One day, she ran at the pommel horse, and instead of hurling herself over with abandon as she had done so many times before, she hesitated and stopped short. She tried the parallel bars, but they too held power over her and denied her freedom. She stopped going to gymnastics. The next time she visited the pool she stared at the water for a long time. Then she stood with her back to the pool, clinging to the edge with clenched toes, peeking over her shoulder and wondering how she had ever defied gravity before. She went for a cannonball instead—a classic, a crowd-pleaser—and left the backflips to the daring. She no longer dared. It was batters-up for a round of moonball (softball played with a volleyball) and she swung and she missed, and the momentum of her swing carried her through and down to the ground and stung her knee as she landed and her teacher cried, “You’re out!” dismissing her injury and trying to usher her off the field and she screamed back, “Fuck you, you motherfucker!” She was no longer free, but she was still fierce and growing angrier every day.

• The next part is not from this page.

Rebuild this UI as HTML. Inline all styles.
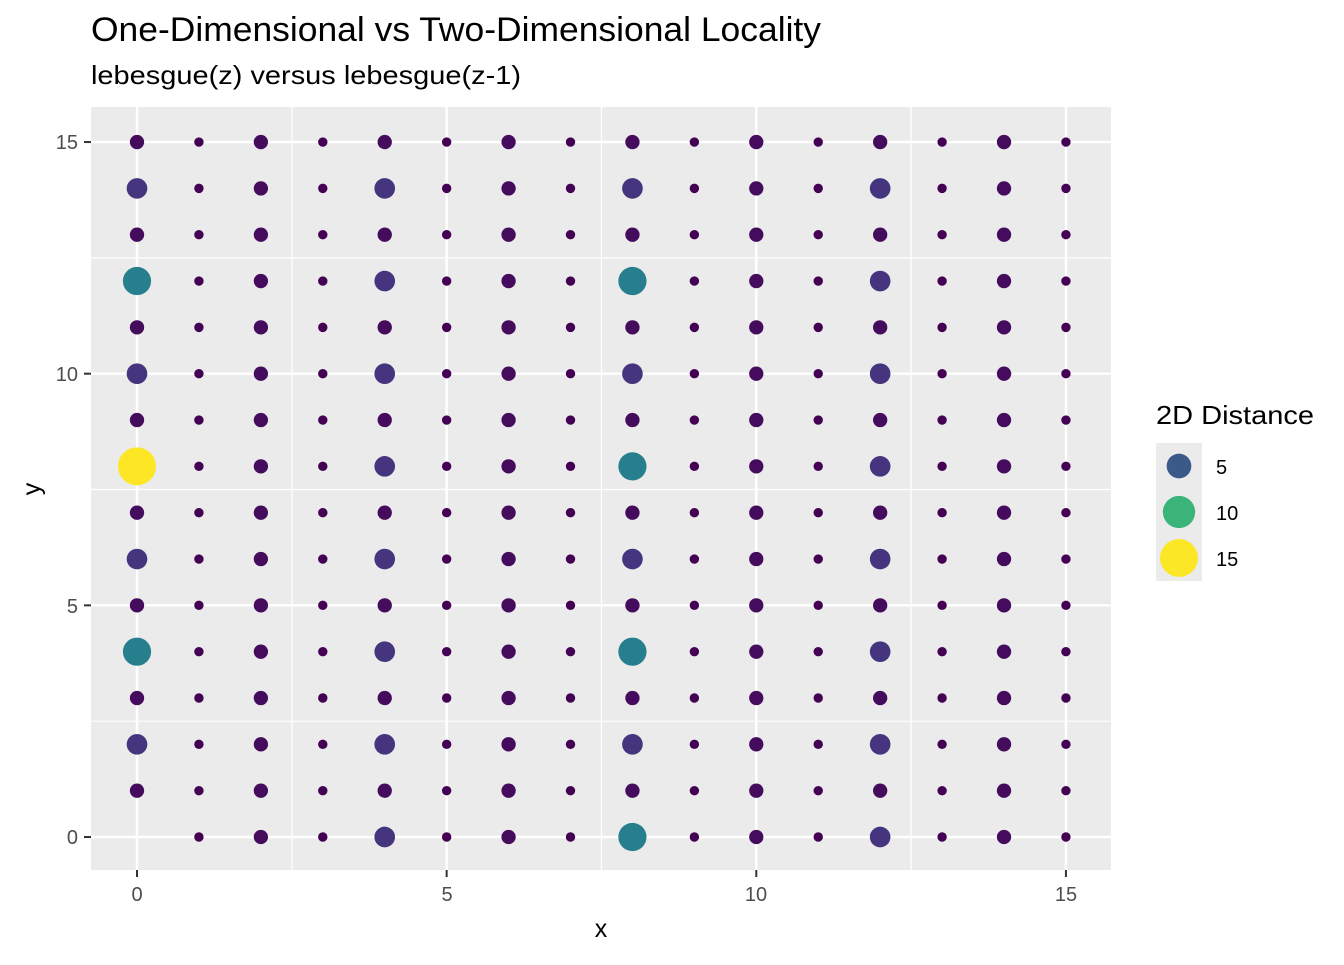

Trapped between a world that claimed to want to protect her, and another that only sought to ridicule and exploit her weakness, she didn’t see any third options. She didn’t see a way out. As if she was stuck forever on the windowsill in the crawlspace behind the shed, but could no longer make it to the roof. And if she could climb up that high, where would she go from there? That roof was but an island, isolated, cut-off, sans issue. She would be above it all, but she would also be alone. She was afraid of being alone, like she was now afraid of so many other things. The princesses and mermaids and fairies no longer kept her company. There was no more magic, none that she could see. And so she opened the door to that world of adult things that she found so strange and confusing. Surely the answers must be there, she thought. Surely there was a place for her there, a place with the promise of freedom, a place that would understand her fierceness and anger and let her become fearless once again.

She lost herself there for many years, many formidable years, still a child playing at being an adult. So much so that she didn’t notice when the time came that she had actually become an adult, still with the mind and temperament of that fierce and angry child. An adult who hadn’t allowed herself to feel things deeply since that day she opened the door to escape a world she didn’t understand. It was the price of freedom in a world with no magic. You could be free, or you could feel. You couldn’t do both. Because when you are so angry, feeling is agony. Feeling is torture. Angry is alone and isolated, on an island sans issue. Angry is trapped between two worlds, fighting them both and losing every time. Angry is oblivious to the fact that it is both shield and weapon, protecting us while it slowly kills us. Angry cannot find understanding or rise above because it is blinded and desperate. Desperately seeking a way out, but still clinging to its own survival. Blinded to the fact that the magic is still there, just waiting to be recognized, waiting to be put back into play, capable of making the pain go away. With magic we can be free and feel deeply, we don’t have to choose. We aren’t caught between two worlds, but have infinite options at our fingertips. With magic we can create bridges and tunnels and roads so that we are no longer isolated, no longer alone. Magic is all around us if we can lay down the burden of our anger to let love in, feel it deeply and be free.